We all know that particular vision of small town Ireland in the 1950s, where the men were all full of clout and stout, the women kept hushed tones while baking slabs of saccharine bread, and the children roamed free with bare feet and grubby faces.
It is a cinematic setting that has become staid in its familiarity – and more importantly, so synonymous with utter misery – that even the fleeting glimpse of a plaid skirt, or the tremulous rise of an angelus bell can trigger a cascading wave of panic in otherwise sound-minded and stalwart viewers. But fear not, because Brooklyn has a lot more going on than its buttoned-down exterior suggests.
Based on Colm Toibin’s award-winning novel, Brooklyn tells the story of Eilis Lacey (Saoirse Ronan) who is offered an opportunity to escape the predetermined drudgery of Enniscorthy life when her local priest lines up a job for her in New York.
With the blessings of her sister and despite the protestations of her mother she makes the long trip across the Atlantic and begins to create a new life for herself.

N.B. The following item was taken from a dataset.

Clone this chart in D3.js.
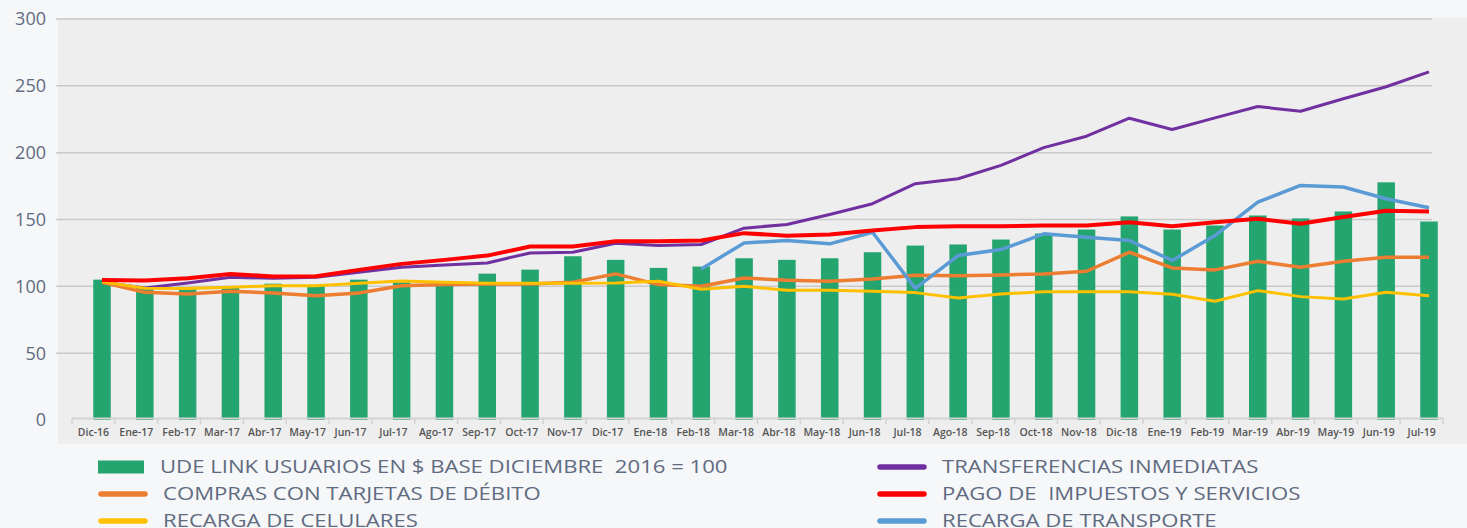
<!DOCTYPE html>
<html><head><meta charset="utf-8">
<script src="https://cdn.jsdelivr.net/npm/d3@7"></script>
<style>
html,body{margin:0;padding:0;background:#f6f7f9;}
svg{display:block;}
text{white-space:pre;}
</style></head>
<body><svg id="c" width="1467" height="528"></svg>
<script>
const categories = ["Dic-16","Ene-17","Feb-17","Mar-17","Abr-17","May-17","Jun-17","Jul-17","Ago-17","Sep-17","Oct-17","Nov-17","Dic-17","Ene-18","Feb-18","Mar-18","Abr-18","May-18","Jun-18","Jul-18","Ago-18","Sep-18","Oct-18","Nov-18","Dic-18","Ene-19","Feb-19","Mar-19","Abr-19","May-19","Jun-19","Jul-19"];
const udeLink = [105,99,98,100,102,101,105,103,103,109.5,112.5,122.5,119.8,113.8,114.8,121,119.8,121,125.5,130.5,131.3,135,139.5,142.5,152.3,142.5,145.5,153,150.8,156,177.8,148.5];
const transferencias = [103,98.8,102.5,106.8,106,106.8,110.5,114.3,116,117.5,125,125.5,132.3,130.5,131.3,143.5,146.3,153.8,161.8,176.8,180.5,190.5,203.8,212.3,225.8,217.3,226,234.5,231,240.3,249.3,260.5];
const pagoImpuestos = [104.8,104.3,106,109.3,107.3,107.5,112.3,116.8,119.8,123,129.8,129.8,133.8,133.8,134.3,139.8,137.8,138.8,141.8,144.3,145,145,145.5,145.5,148,145,148,150.5,146.8,151.8,156.5,156];
const comprasDebito = [103,95.5,94.3,96.3,95,93,95,100.5,101.3,101.8,101.8,103,109.3,101.3,100,106.3,104.5,103.8,105.5,108.3,108,108.5,109.3,111.3,125.5,113.8,112.3,118.8,114.3,118.8,121.8,121.8];
const recargaCelulares = [103.5,98.5,98.3,99.3,100.5,100.5,102.3,104,103,102.3,102.3,102.3,102.5,103.8,97.8,100,97,97,96.3,95.3,91.3,94.3,96,96,96,94,88.8,96.8,92.3,90.5,95.5,93];
const recargaTransporte = [null,null,null,null,null,null,null,null,null,null,null,null,null,null,113,132.5,134.3,131.8,140.5,98.5,123,127.5,139.3,136.8,134.3,119.3,138,163,175.5,174.3,165.5,158.8];
const yTicks = [0,50,100,150,200,250,300];

const legendLabels = ["UDE LINK USUARIOS EN $ BASE DICIEMBRE  2016 = 100","COMPRAS CON TARJETAS DE DÉBITO","RECARGA DE CELULARES","TRANSFERENCIAS INMEDIATAS","PAGO DE  IMPUESTOS Y SERVICIOS","RECARGA DE TRANSPORTE"];

const svg = d3.select("#c");
const font = "'Open Sans', 'DejaVu Sans', sans-serif";
const textCol = "#5f6b80";

// plot background
svg.append("rect").attr("x",58).attr("y",18).attr("width",1467-58).attr("height",444-18).attr("fill","#eeeeee");

const y = d3.scaleLinear().domain([0,300]).range([420,19]);
const xAxisScale = d3.scaleBand().domain(categories).range([72,1443]).padding(0);
const xMark = d3.scalePoint().domain(categories).range([102,1429]);

// grid lines
svg.append("g").selectAll("line").data(yTicks.filter(d=>d>0)).join("line")
  .attr("x1",56).attr("x2",1432).attr("y1",d=>y(d)).attr("y2",d=>y(d))
  .attr("stroke","#c9c9c9").attr("stroke-width",1.5);

// y labels
svg.append("g").selectAll("text").data(yTicks).join("text")
  .attr("x",46).attr("y",d=>y(d)).attr("dy","0.36em").attr("text-anchor","end")
  .attr("font-family",font).attr("font-size",18).attr("fill",textCol).text(d=>d);

// bars
const bw = 17.5;
svg.append("g").selectAll("rect").data(udeLink).join("rect")
  .attr("x",(d,i)=>xMark(categories[i])-bw/2).attr("width",bw)
  .attr("y",d=>y(d)).attr("height",d=>y(0)-y(d))
  .attr("fill","#24a46e");

// x axis
const xAxis = d3.axisBottom(xAxisScale).tickSize(0).tickPadding(11);
const gx = svg.append("g").attr("transform","translate(0,418)").call(xAxis);
gx.select(".domain").attr("stroke","#d2d2d2").attr("stroke-width",2);
gx.selectAll("text").attr("font-family",font).attr("font-size",10.5).attr("fill","#555").attr("font-weight",600);
// tick separators
const edges = xAxisScale.domain().map(d=>xAxisScale(d)).concat([xAxisScale.range()[1]]);
svg.append("g").selectAll("line").data(edges).join("line")
  .attr("x1",d=>d).attr("x2",d=>d)
  .attr("y1",418).attr("y2",424).attr("stroke","#d2d2d2").attr("stroke-width",1.5);

// lines
const line = d3.line().defined(d=>d!=null).x((d,i)=>xMark(categories[i])).y(d=>y(d));
const series = [
  {data:transferencias,color:"#7030a0",w:3},
  {data:comprasDebito,color:"#ed7d31",w:3.5},
  {data:recargaCelulares,color:"#ffc000",w:3},
  {data:recargaTransporte,color:"#5b9bd5",w:3.5},
  {data:pagoImpuestos,color:"#ff0000",w:4}
];
series.forEach(s=>{
  svg.append("path").datum(s.data).attr("d",line).attr("fill","none")
    .attr("stroke",s.color).attr("stroke-width",s.w).attr("stroke-linejoin","round");
});

// legend
const legendItems = [
  {label:legendLabels[0],type:"bar",color:"#24a46e",x:98,y:467},
  {label:legendLabels[1],type:"line",color:"#ed7d31",x:98,y:494},
  {label:legendLabels[2],type:"line",color:"#ffc000",x:98,y:521},
  {label:legendLabels[3],type:"line",color:"#7030a0",x:877,y:467},
  {label:legendLabels[4],type:"line",color:"#ff0000",x:877,y:494},
  {label:legendLabels[5],type:"line",color:"#5b9bd5",x:877,y:521}
];
const lg = svg.append("g").selectAll("g").data(legendItems).join("g")
  .attr("transform",d=>`translate(${d.x},${d.y})`);
lg.filter(d=>d.type==="bar").append("rect").attr("x",0).attr("y",-6.5).attr("width",46).attr("height",13).attr("fill",d=>d.color);
lg.filter(d=>d.type==="line").append("line").attr("x1",3).attr("x2",47).attr("y1",0).attr("y2",0)
  .attr("stroke",d=>d.color).attr("stroke-width",5.5).attr("stroke-linecap","round");
const lt = lg.append("g").attr("transform",d=>`translate(${d.type==="bar"?62:65},0)`)
  .append("text").attr("x",0).attr("y",0).attr("dy","0.36em")
  .attr("font-family",font).attr("font-size",18).attr("fill",textCol).text(d=>d.label);
// horizontally stretch legend text to the reference's wide typeface
const w0 = lt.nodes()[0].getComputedTextLength();
const k = 568 / w0;
lt.attr("transform",`scale(${k},1)`);
</script></body></html>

When a tragedy forces her to temporarily return to her home in Wexford, she finds herself having to choose between slotting back into the groove of her old life in Ireland, or leaving the past behind for good by continuing with her newly forged life in America.
The set-up is simple and effective enough to keep the viewer interested by itself, but what makes Brooklyn stand out is that there is some real substance built around that framework.

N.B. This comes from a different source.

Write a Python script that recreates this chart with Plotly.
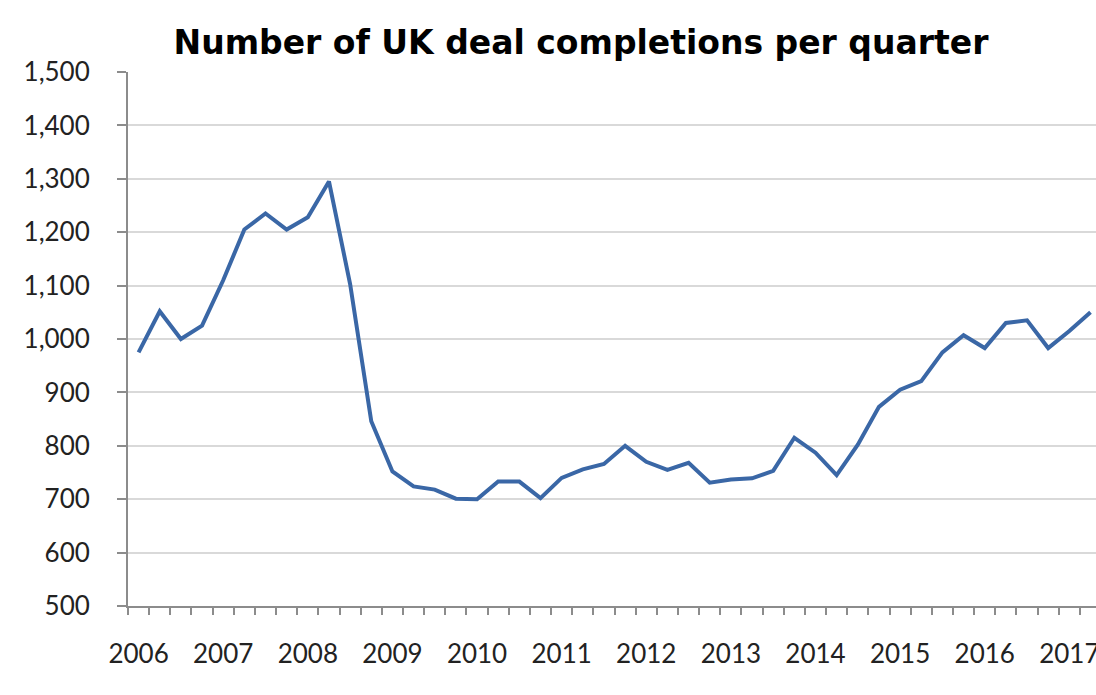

There is the sense that Toibin’s source material has been skilfully tapped, as we quickly move away from the safe and secure stereotypes of rural Ireland.

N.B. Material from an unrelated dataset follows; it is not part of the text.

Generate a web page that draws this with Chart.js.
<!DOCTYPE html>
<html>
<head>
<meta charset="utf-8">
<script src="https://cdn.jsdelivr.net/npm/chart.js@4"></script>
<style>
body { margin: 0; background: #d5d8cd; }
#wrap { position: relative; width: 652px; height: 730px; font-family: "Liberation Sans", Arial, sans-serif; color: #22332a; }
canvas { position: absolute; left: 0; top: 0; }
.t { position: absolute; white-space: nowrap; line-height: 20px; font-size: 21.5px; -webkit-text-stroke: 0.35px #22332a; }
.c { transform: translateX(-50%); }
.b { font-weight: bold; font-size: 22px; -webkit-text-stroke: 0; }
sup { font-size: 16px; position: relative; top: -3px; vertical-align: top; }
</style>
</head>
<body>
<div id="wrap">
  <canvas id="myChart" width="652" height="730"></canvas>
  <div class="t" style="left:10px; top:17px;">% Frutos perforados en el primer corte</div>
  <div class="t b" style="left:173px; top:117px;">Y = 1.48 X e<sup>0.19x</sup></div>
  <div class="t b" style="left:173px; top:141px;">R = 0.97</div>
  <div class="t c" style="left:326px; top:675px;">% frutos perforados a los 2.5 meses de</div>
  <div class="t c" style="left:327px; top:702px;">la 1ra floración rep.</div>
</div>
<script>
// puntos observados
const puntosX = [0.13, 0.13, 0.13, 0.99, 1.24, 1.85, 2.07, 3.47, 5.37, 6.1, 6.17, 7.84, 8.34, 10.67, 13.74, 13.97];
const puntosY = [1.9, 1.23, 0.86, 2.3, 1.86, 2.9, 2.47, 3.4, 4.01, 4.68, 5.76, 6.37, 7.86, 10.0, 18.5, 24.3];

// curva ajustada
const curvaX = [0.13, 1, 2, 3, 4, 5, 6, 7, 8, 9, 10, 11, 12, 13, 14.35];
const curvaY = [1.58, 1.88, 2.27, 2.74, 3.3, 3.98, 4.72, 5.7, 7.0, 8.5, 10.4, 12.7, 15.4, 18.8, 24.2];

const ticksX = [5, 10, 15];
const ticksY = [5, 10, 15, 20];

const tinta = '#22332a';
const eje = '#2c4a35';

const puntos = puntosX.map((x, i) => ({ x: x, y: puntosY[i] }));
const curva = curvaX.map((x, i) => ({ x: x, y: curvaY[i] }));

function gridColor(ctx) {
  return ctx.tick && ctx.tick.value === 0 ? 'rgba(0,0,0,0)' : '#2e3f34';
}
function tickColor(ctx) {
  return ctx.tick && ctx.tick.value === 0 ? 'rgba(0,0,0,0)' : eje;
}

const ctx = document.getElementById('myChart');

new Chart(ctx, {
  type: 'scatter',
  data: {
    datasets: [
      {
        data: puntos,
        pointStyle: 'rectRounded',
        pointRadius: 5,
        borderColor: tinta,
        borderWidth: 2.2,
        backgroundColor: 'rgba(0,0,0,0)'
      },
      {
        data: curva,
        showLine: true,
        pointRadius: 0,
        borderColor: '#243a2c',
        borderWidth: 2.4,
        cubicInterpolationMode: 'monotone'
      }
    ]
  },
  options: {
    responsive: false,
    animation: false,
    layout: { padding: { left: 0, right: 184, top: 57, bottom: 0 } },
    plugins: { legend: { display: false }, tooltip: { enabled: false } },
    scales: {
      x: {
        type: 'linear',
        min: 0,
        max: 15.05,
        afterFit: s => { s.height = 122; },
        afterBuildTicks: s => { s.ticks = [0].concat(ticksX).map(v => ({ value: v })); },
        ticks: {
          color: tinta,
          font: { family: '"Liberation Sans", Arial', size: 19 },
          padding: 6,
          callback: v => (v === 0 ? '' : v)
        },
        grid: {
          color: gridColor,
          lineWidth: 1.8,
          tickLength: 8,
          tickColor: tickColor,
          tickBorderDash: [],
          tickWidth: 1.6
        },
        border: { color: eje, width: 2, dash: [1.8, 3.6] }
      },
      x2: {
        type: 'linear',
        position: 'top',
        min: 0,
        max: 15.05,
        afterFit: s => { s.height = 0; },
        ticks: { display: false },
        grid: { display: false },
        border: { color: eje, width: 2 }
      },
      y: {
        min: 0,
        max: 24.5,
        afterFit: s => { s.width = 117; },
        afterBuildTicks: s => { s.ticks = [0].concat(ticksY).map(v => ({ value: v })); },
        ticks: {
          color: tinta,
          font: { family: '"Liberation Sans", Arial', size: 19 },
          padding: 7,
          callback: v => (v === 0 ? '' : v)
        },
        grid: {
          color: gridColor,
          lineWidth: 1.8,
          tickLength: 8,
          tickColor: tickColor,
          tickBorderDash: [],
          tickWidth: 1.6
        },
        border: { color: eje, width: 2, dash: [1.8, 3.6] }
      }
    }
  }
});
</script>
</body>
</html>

The fast-paced banter among Eilis and her fellow boarders in the halfway-house they share in Brooklyn allows us to see a side of a parochial Irish sorority that we have rarely been afforded a look at on screen.
The dialogue – whatever the subject – is sharp and engaging, which is unsurprising given that the task of adapting Toibin’s source material for the screen was given to novelist and screenwriter Nick Hornby (High Fidelity, About a Boy).
Pushing close to two hours, Intermission director John Crowley ensures that Brooklyn keeps a very consistent pace. Crowley is adept at keeping the focus steady despite the flip-flopping that we do between worlds.
Part of what makes Brooklyn shine is the movement between the cowed and seemingly dead-end world offered to Eilis in Enniscorthy, and the initially glitzy and grand world offered in New York. The juxtaposition between these two extremes builds a stage for Saoirse Ronan to give a strong and well-developed performance.
Eilis is constantly facing a choice between extremes – yes, there are rival love interests on either side of the ocean, but while that story element may seem run-of-the-mill, it never feels it.
Much more interesting are the choices that are built around those love interests, such as choosing between family and individual interests, between seeking adventure and maintaining tradition, and ultimately between being a child and being an adult.
You cannot escape the Sunday matinee feel that comes with the setting, and certainly there are some twee moments in Brooklyn – the ethereal slow motion sing-song in the second act being one that stands out.
But overshadowing that there is also a substantial story, with some nice comic elements – a great performance by Saoirse Ronan, and a really rock solid supporting cast (including Domh-nall Gleeson and Emory Cohen as the love interests). Who would have thought you’d get a breath of fresh air in Brooklyn?